CBO projection on Medicaid is 'plausible,' says National Association of Medicaid Directors exec
The Congressional Budget Office on Monday revealed that the Senate bill to repeal the Affordable Care Act could result in 15 million fewer people on Medicaid.
In an interview with FOX Business’ Liz Claman, Matt Salo, executive director of the National Association of Medicaid Directors, said the CBO’s projection on Medicaid is "plausible" and the provisions on the GOP Senate bill cannot be carried out.
“You simply cannot take $700, $800 billion out of this program and not have a significant amount of human collateral. And that will mean either millions and millions of people losing coverage or millions and millions of people losing access to doctors because we can’t pay them enough to see anybody,” he said.
White House Deputy Press Secretary Sarah Huckabee Sanders said Tuesday the CBO scoring is unreliable in predicting coverage.
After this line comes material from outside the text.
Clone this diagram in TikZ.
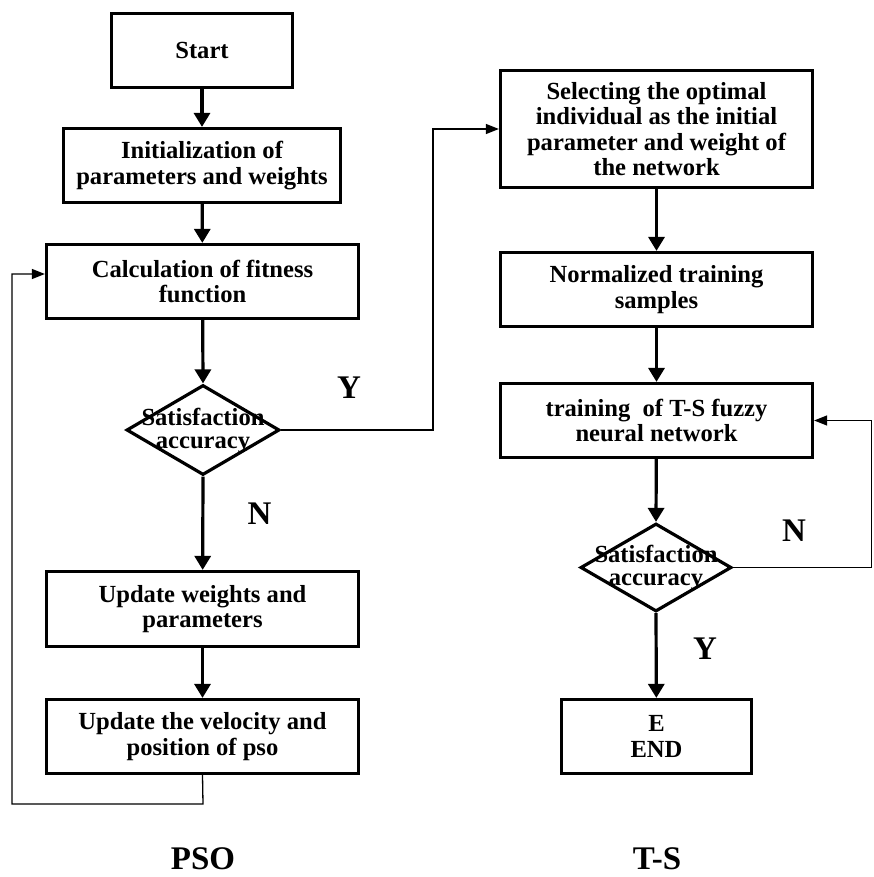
\documentclass[tikz,border=0pt]{standalone}
\usepackage{fontspec}
\setmainfont{Liberation Serif}
\usetikzlibrary{arrows.meta,shapes.geometric}
\newcommand\bxfont{\fontsize{24.6}{25.5}\selectfont\bfseries}
\newcommand\dgfont{\fontsize{24.6}{23}\selectfont\bfseries}
\newcommand\lbfont{\fontsize{33}{36}\selectfont\bfseries}
\begin{document}
\begin{tikzpicture}[x=1pt,y=-1pt,
  box/.style={draw, rectangle, line width=3.2pt, align=center, inner sep=0pt, font=\bxfont},
  dia/.style={draw, diamond, line width=3.2pt, inner sep=0pt},
  diatext/.style={align=center, inner sep=0pt, font=\dgfont},
  lbl/.style={inner sep=0pt, font=\lbfont},
  arr/.style={line width=3.2pt, -{Triangle[length=14pt,width=16pt]}},
  thinarr/.style={line width=1.3pt, -{Triangle[length=13pt,width=10pt]}},
  thinline/.style={line width=1.3pt}]
\useasboundingbox (0,0) rectangle (873,877);
% PSO column
\node[box, minimum width=181pt, minimum height=74pt] (start) at (202,50.5) {Start};
\node[box, minimum width=277pt, minimum height=74pt] (init) at (202,165.5) {Initialization of\\parameters and weights};
\node[box, minimum width=312pt, minimum height=74pt] (calc) at (202.5,281.5) {Calculation of fitness\\function};
\node[dia, minimum width=153pt, minimum height=90pt] (dia1) at (203,430) {};
\node[diatext] (dia1t) at (203,431) {Satisfaction\\accuracy};
\node[box, minimum width=312pt, minimum height=75pt] (upd1) at (202.5,609) {Update weights and\\parameters};
\node[box, minimum width=312pt, minimum height=74pt] (upd2) at (202.5,736.5) {Update the velocity and\\position of pso};
% T-S column
\node[box, minimum width=312pt, minimum height=117pt] (select) at (656.5,129) {Selecting the optimal\\individual as the initial\\parameter and weight of\\the network};
\node[box, minimum width=312pt, minimum height=74pt] (norm) at (656.5,289.5) {Normalized training\\samples};
\node[box, minimum width=312pt, minimum height=74pt] (train) at (656.5,420.5) {training\ \ of T-S fuzzy\\neural network};
\node[dia, minimum width=151pt, minimum height=88pt] (dia2) at (656,567.5) {};
\node[diatext] (dia2t) at (656,568) {Satisfaction\\accuracy};
\node[box, minimum width=190pt, minimum height=74pt] (end) at (656.5,736.5) {E\\END};
% labels
\node[lbl] (ly1) at (349,388) {Y};
\node[lbl] (ln1) at (259.5,513.5) {N};
\node[lbl] (ln2) at (794,531) {N};
\node[lbl] (ly2) at (705,649) {Y};
\node[lbl] (pso) at (203,859) {PSO};
\node[lbl] (ts) at (657,859) {T-S};
% thick arrows
\draw[arr] (start) -- (init);
\draw[arr] (init) -- (calc);
\draw[arr] (calc) -- (dia1.north);
\draw[arr] (dia1.south) -- (upd1);
\draw[arr] (upd1) -- (upd2);
\draw[arr] (select) -- (norm);
\draw[arr] (norm) -- (train);
\draw[arr] (train) -- (dia2.north);
\draw[arr] (dia2.south) -- (end);
% thin connectors
\coordinate (yB) at (433,129);
\draw[thinarr] (dia1.east) -| (yB) -- (select.west);
\coordinate (fb1) at (203,804);
\coordinate (fb2) at (12,274);
\draw[thinarr] (upd2.south) -- (fb1) -| (fb2) -- (calc.west |- fb2);
\coordinate (nB) at (871.5,420.5);
\draw[thinarr] (dia2.east) -| (nB) -- (train.east);
\end{tikzpicture}
\end{document}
“They [CBO] projected that ObamaCare … there would be 24 million people that were part of that; there were only 11 [million], and that number is dropping every day,” she told reporters at the daily press briefing.
Although the CBO’s analysis is not always accurate, Salo said the bipartisan group is the “law of the land” when it comes to making predictions.
“There is an overwhelming consensus that the per capita caps in this Senate bill are simply insufficient, they are unworkable and they will lead to very, very harmful things happening in states across the country,” he said.